The smaller context is your Integration Application, the code that does the actual message conversion. It breaks down the conversion into several steps, each connected by a message channel. These channels are not the ones in your message broker; they are contained within the Integration Application.
Messages are the data objects that systems produce and consume over a messaging system. They contain the data that a producer thinks other systems may be interested in. Messages have a structure to them, consisting of a header and a payload. The header is mostly metadata, along with some routing information. The payload is the actual information in JSOM, XML, YAML, or even binary formats.
Pipes and Filters
These are collections of routers, transformers and endpoints (“filters”), each connected by a channel (“pipe”). They perform some combination of Validation, Enrichment, Transformation, and Operation (VETO) on a producer’s message to make it usable by consumers. For a deeper dive into this concept, have a look at When to use the Pipeline Architecture Style.

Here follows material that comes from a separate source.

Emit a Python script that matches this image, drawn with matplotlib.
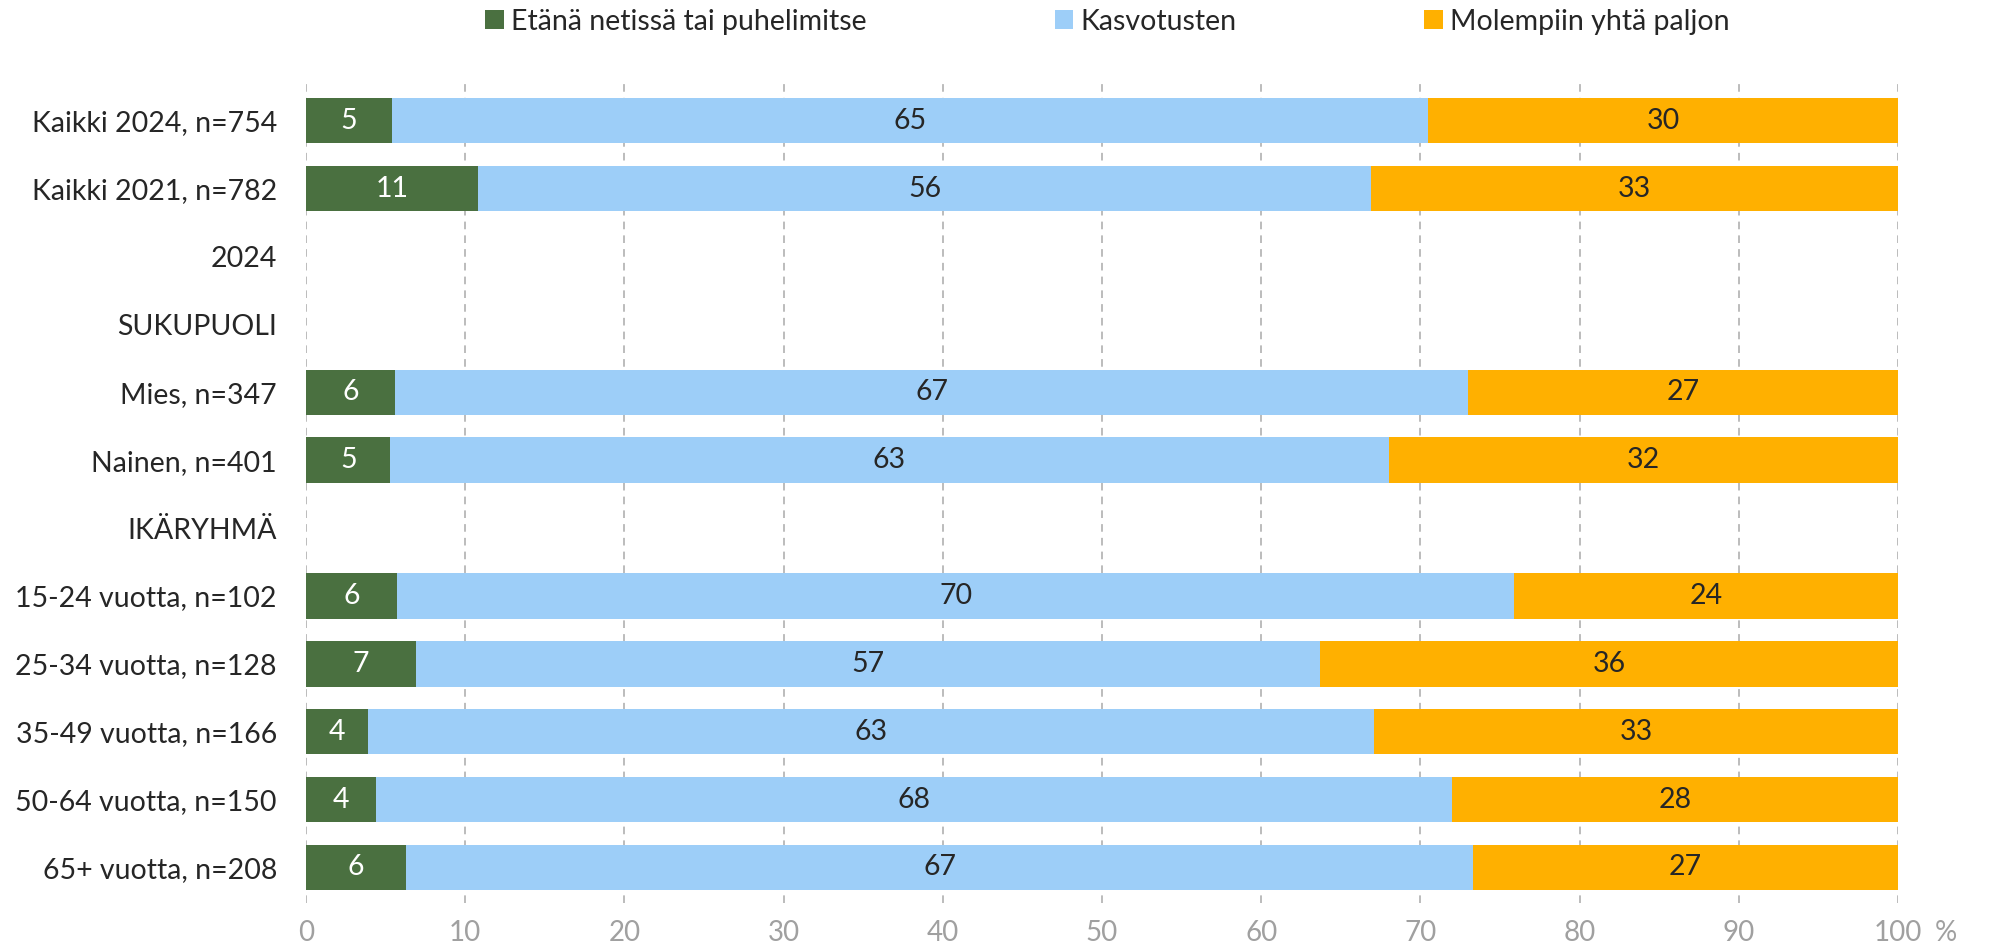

This is an intermediate step that makes a decision where to send the message to. It can be a filter that discards messages that are of no interest based on its attributes. It can route the message to one of several channels, based on a data attribute of the message. Typically you find routing steps as part of a Pipes and Filters arrangement. Based on attributes in the message header or payload (or both), it decides which endpoints to send the message to. These endpoints could be other channels, web services, ERP APIs, whatever.
This is where much of the work in enterprise integration happens. This is often found in a Pipes and Filters arrangement. Essentially this is where you convert the message from the producer’s format into one that the consumer accepts. This can be as simple as converting from one format to another. It may also make calls to other systems to get additional information to add to the message.
These are what connect an application to the messaging system. In the Java/JVM space, Java Message Service (JMS) is the specification for how Java applications talk to messaging system. A very popular implementation of JMS is Spring JMS.
Getting applications to exchange data is a problem space where solutions have evolved over the past couple decades. Enterprise integration patterns are common solutions to these common problems, and are applicable in most contexts. Though there is some added complexity to these patterns, the business benefits they provide are usually a worthwhile trade off. Major categories of these patterns are integration styles, message channels, messages, pipes and filters, transformation, and endpoints. In future articles, I’ll examine these categories in detail and provide some code examples to show how they work.